Need the right survey before your next design, build, boundary, or subdivision decision? Call Perth Surveying on 08 9303 2407, email admin@perthsurveying.com.au, or visit perthsurveying.com.au.
FAQs
Do I need a land surveyor or a quantity surveyor?
If your main concern is construction costs, budgets, or cost estimates, you may need a quantity surveyor. If you need to confirm boundaries, site levels, building position, site features, or subdivision requirements, you need a land surveyor. Many WA projects need accurate land information before reliable design, approval, or cost decisions can be made.
When should I book a survey for my property?
Book a survey before design, approvals, construction, fencing, retaining wall work, or subdivision decisions are made. Early surveying gives your builder, architect, planner, or engineer reliable site information from the start. It can help avoid redesigns, boundary issues, site delays, and expensive surprises later in the project.
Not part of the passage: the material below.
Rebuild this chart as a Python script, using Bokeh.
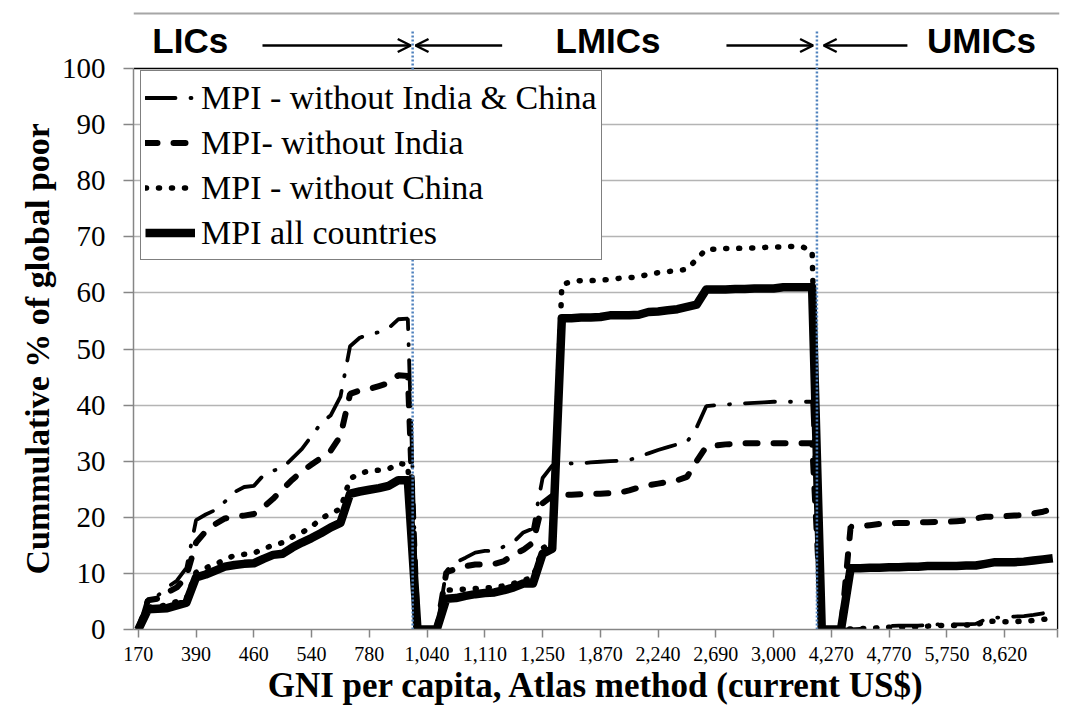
from bokeh.plotting import figure
from bokeh.models import (FixedTicker, Legend, LegendItem, Arrow, OpenHead, Range1d,
                          ColumnDataSource, Title)
from bokeh.embed import file_html
from bokeh.resources import INLINE
from bokeh.core.properties import value

# ---------------- data ----------------
# GNI per capita categories (sorted countries); only every 6th category is labelled
gni_tick_labels = ["170", "390", "460", "540", "780", "1,040", "1,110", "1,250",
                   "1,870", "2,240", "2,690", "3,000", "4,270", "4,770", "5,750", "8,620"]
label_every = 6
n_categories = 96

mpi_without_india_china = [
    0, 5.8, 6.0, 7.5, 8.7, 11.0, 19.5, 20.5, 21.3, 22.8, 24.5, 25.4, 25.6, 27.5, 28.3, 28.8,
    30.5, 32.2, 34.5, 36.8, 38.2, 41.5, 50.5, 52.0, 52.6, 53.0, 53.7, 55.3, 55.4,
    0, 0, 0,
    10.5, 12.0, 12.8, 13.7, 14.0, 14.0, 14.8, 15.6, 17.3, 18.0, 27.0, 29.2, 29.5, 29.6, 29.6,
    29.8, 29.9, 30.0, 30.1, 30.2, 30.8, 31.4, 32.0, 32.5, 33.0, 33.4, 36.0, 39.8, 40.0, 40.1,
    40.2, 40.3, 40.4, 40.5, 40.6, 40.6, 40.6, 40.6, 40.6,
    0, 0, 0,
    0.0, 0.1, 0.2, 0.4, 0.6, 0.7, 0.7, 0.7, 0.8, 0.9, 0.9, 0.9, 0.9, 1.0, 1.8, 2.1, 2.2, 2.3,
    2.4, 2.6, 2.9, 3.2]

mpi_without_india = [
    0, 5.2, 5.5, 6.6, 7.5, 9.5, 15.5, 17.5, 18.8, 19.8, 20.1, 20.3, 20.6, 21.8, 23.3, 25.0,
    26.7, 28.2, 29.4, 30.6, 31.9, 34.5, 42.0, 42.6, 42.9, 43.4, 43.9, 45.3, 45.2,
    0, 0, 0,
    10.2, 10.8, 11.3, 11.6, 11.6, 11.7, 12.2, 13.4, 14.2, 15.5, 22.5, 23.8, 24.0, 24.0, 24.1,
    24.2, 24.2, 24.3, 24.4, 24.8, 25.3, 25.7, 26.0, 26.3, 26.6, 27.2, 30.0, 32.6, 32.8, 33.0,
    33.1, 33.2, 33.2, 33.2, 33.2, 33.2, 33.2, 33.2, 33.2,
    0, 0, 0,
    18.3, 18.4, 18.6, 18.8, 18.9, 19.0, 19.0, 19.1, 19.1, 19.2, 19.2, 19.3, 19.4, 19.8, 20.1,
    20.1, 20.2, 20.3, 20.4, 20.7, 21.0, 21.5]

mpi_without_china = [
    0, 4.0, 4.1, 4.4, 5.0, 5.6, 10.2, 11.0, 11.6, 12.5, 13.2, 13.4, 13.6, 14.4, 15.0, 15.5,
    16.5, 17.3, 18.3, 19.8, 20.7, 21.5, 26.9, 27.8, 28.3, 28.4, 28.6, 29.6, 29.4,
    0, 0, 0,
    7.0, 7.1, 7.2, 7.3, 7.4, 7.5, 7.8, 8.2, 8.8, 9.3, 14.5, 15.5, 61.5, 62.0, 62.2, 62.2,
    62.3, 62.4, 62.6, 62.7, 62.9, 63.3, 63.6, 63.8, 64.0, 64.2, 66.0, 67.8, 67.8, 67.9, 67.9,
    68.0, 68.0, 68.1, 68.2, 68.2, 68.3, 68.2, 67.5,
    0, 0, 0,
    0.1, 0.2, 0.2, 0.3, 0.4, 0.4, 0.4, 0.5, 0.6, 0.7, 0.7, 0.7, 0.8, 0.8, 1.4, 1.5, 1.4, 1.4,
    1.5, 1.6, 1.8, 2.0]

mpi_all_countries = [
    0, 3.6, 3.7, 3.8, 4.3, 4.8, 9.3, 9.8, 10.5, 11.2, 11.5, 11.7, 11.8, 12.6, 13.3, 13.5,
    14.6, 15.5, 16.3, 17.2, 18.2, 19.0, 24.2, 24.6, 24.9, 25.2, 25.6, 26.6, 26.6,
    0, 0, 0,
    5.5, 5.6, 6.0, 6.3, 6.5, 6.6, 7.0, 7.5, 8.2, 8.2, 13.5, 14.4, 55.5, 55.5, 55.6, 55.6,
    55.7, 56.0, 56.0, 56.0, 56.1, 56.6, 56.7, 56.9, 57.1, 57.5, 57.9, 60.6, 60.6, 60.6, 60.7,
    60.7, 60.8, 60.8, 60.8, 61.0, 61.0, 61.0, 61.0,
    0, 0, 0,
    10.9, 10.9, 11.0, 11.0, 11.1, 11.1, 11.2, 11.2, 11.3, 11.3, 11.3, 11.3, 11.4, 11.4, 11.7,
    12.0, 12.0, 12.0, 12.1, 12.3, 12.5, 12.7]

series_names = ["MPI - without India & China", "MPI- without India",
                "MPI - without China", "MPI all countries"]
series_values = [mpi_without_india_china, mpi_without_india, mpi_without_china, mpi_all_countries]

# income group boundaries (between categories)
group_boundaries = [28.5, 70.5]
group_names = ["LICs", "LMICs", "UMICs"]

# ---------------- layout / styles ----------------
W, H = 1076, 709
PLOT_BOTTOM_PX = 629
PX_PER_UNIT = 5.61
FRAME_TOP_PX = 8


def y_at(px):
    """value-axis position of a pixel row (for annotations above the plot area)"""
    return (PLOT_BOTTOM_PX - px) / PX_PER_UNIT


x_idx = list(range(n_categories))
tick_pos = [i * label_every for i in range(len(gni_tick_labels))]

p = figure(width=W, height=H, output_backend="svg", toolbar_location=None,
           x_range=Range1d(-0.5, 95.7), y_range=Range1d(0, y_at(FRAME_TOP_PX)),
           min_border_left=133, min_border_right=17, min_border_top=FRAME_TOP_PX,
           min_border_bottom=H - PLOT_BOTTOM_PX)
p.outline_line_color = None
p.background_fill_color = "white"
p.border_fill_color = "white"

# x axis
p.xaxis.ticker = FixedTicker(ticks=tick_pos + [95.5])
overrides = {pos: lab for pos, lab in zip(tick_pos, gni_tick_labels)}
overrides[95.5] = ""
p.xaxis.major_label_overrides = overrides
p.xaxis.bounds = (-0.5, 95.5)
p.xaxis.axis_line_color = "#868686"
p.xaxis.axis_line_width = 1.5
p.xaxis.major_tick_line_color = "#868686"
p.xaxis.major_tick_line_width = 1.5
p.xaxis.major_tick_out = 8
p.xaxis.major_tick_in = 0
p.xaxis.minor_tick_line_color = None
p.xaxis.major_label_text_font = "Liberation Serif"
p.xaxis.major_label_text_font_size = "20px"
p.xaxis.major_label_text_color = "black"
p.xaxis.major_label_standoff = 9
p.xaxis.axis_label = "GNI per capita, Atlas method (current US$)"
p.xaxis.axis_label_text_font = "Liberation Serif"
p.xaxis.axis_label_text_font_size = "35px"
p.xaxis.axis_label_text_font_style = "bold"
p.xaxis.axis_label_text_color = "black"
p.xaxis.axis_label_standoff = 2

# y axis
p.yaxis.ticker = FixedTicker(ticks=list(range(0, 101, 10)))
p.yaxis.bounds = (0, 100)
p.yaxis.axis_line_color = "#868686"
p.yaxis.axis_line_width = 1.5
p.yaxis.major_tick_line_color = "#868686"
p.yaxis.major_tick_line_width = 1.5
p.yaxis.major_tick_out = 10
p.yaxis.major_tick_in = 0
p.yaxis.minor_tick_line_color = None
p.yaxis.major_label_text_font = "Liberation Serif"
p.yaxis.major_label_text_font_size = "29px"
p.yaxis.major_label_text_color = "black"
p.yaxis.major_label_standoff = 18

# y-axis title, centred on the 0-100 plot area rather than the whole frame
ytitle = Title(text="Cummulative % of  global poor", align="left", offset=55, standoff=6,
               text_font="Liberation Serif", text_font_size="34px",
               text_font_style="bold", text_color="black")
p.add_layout(ytitle, "left")

p.xgrid.visible = False
p.ygrid.ticker = FixedTicker(ticks=list(range(10, 100, 10)))
p.ygrid.grid_line_color = "#b4b4b4"
p.ygrid.grid_line_width = 1.3

# outer chart-area border (top edge) and plot-area border (top and right edges)
p.line(x=[-0.5, 95.7], y=[y_at(13)] * 2, line_color="#a6a6a6", line_width=2)
p.line(x=[-0.5, 95.5, 95.5], y=[100, 100, 0], line_color="black", line_width=1.3)

styles = [
    dict(line_width=3.8, line_dash="30 15 1 15", line_cap="round"),
    dict(line_width=6, line_dash="12 16", line_cap="round"),
    dict(line_width=5.5, line_dash="1 12", line_cap="round"),
    dict(line_width=8.5, line_join="round"),
]
items = []
for name, vals, st in zip(series_names, series_values, styles):
    src = ColumnDataSource(dict(x=x_idx, y=vals))
    r = p.line("x", "y", source=src, line_color="black", **st)
    items.append(LegendItem(label=name, renderers=[r]))

# group boundaries (blue dotted), reaching up into the header
p.segment(x0=group_boundaries, y0=[0, 0], x1=group_boundaries, y1=[y_at(30)] * 2,
          line_color="#4F81BD", line_width=2.5, line_dash="2 2")

# group names and arrows above the plot area
group_label_x = [5.4, 48.8, 87.6]
p.text(x=group_label_x, y=[y_at(40)] * 3, text=group_names,
       text_font=value("Liberation Sans"), text_font_style="bold", text_font_size="35px",
       text_align="center", text_baseline="middle", text_color="black")

arrow_spans = [(12.9, 28.3), (37.8, 28.8), (61.1, 70.1), (79.9, 71.2)]
for xs, xe in arrow_spans:
    p.add_layout(Arrow(end=OpenHead(size=13, line_width=2.5, line_color="black"),
                       x_start=xs, y_start=y_at(45), x_end=xe, y_end=y_at(45),
                       line_width=2.5, line_color="black"))

legend = Legend(items=items, location=(7, PLOT_BOTTOM_PX - 260), orientation="vertical")
legend.label_text_font = "Liberation Serif"
legend.label_text_font_size = "34px"
legend.label_text_color = "black"
legend.glyph_width = 50
legend.glyph_height = 45
legend.label_height = 45
legend.label_standoff = 6
legend.spacing = 0
legend.padding = 4
legend.margin = 0
legend.border_line_color = "black"
legend.border_line_width = 1.2
legend.background_fill_color = "white"
legend.background_fill_alpha = 1.0
p.add_layout(legend)

open("out.html", "w").write(file_html(p, INLINE))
Can Perth Surveying help with subdivision in WA?
Yes. Perth Surveying provides subdivision surveys and subdivision administration for property owners and developers in Western Australia. This may include site information, survey plans, boundary work, title survey requirements, and practical guidance so you understand what needs to happen next.
How early should I contact Perth Surveying?
Contact Perth Surveying as early as possible, especially before design, approvals, construction scheduling, or subdivision planning begins. Early survey information gives your project team accurate site data from the start and helps reduce delays later.
How much does a land survey cost in WA?
The cost depends on the survey type, site location, access, urgency and level of detail required. Perth Surveying can confirm the right survey and provide a quote based on your project.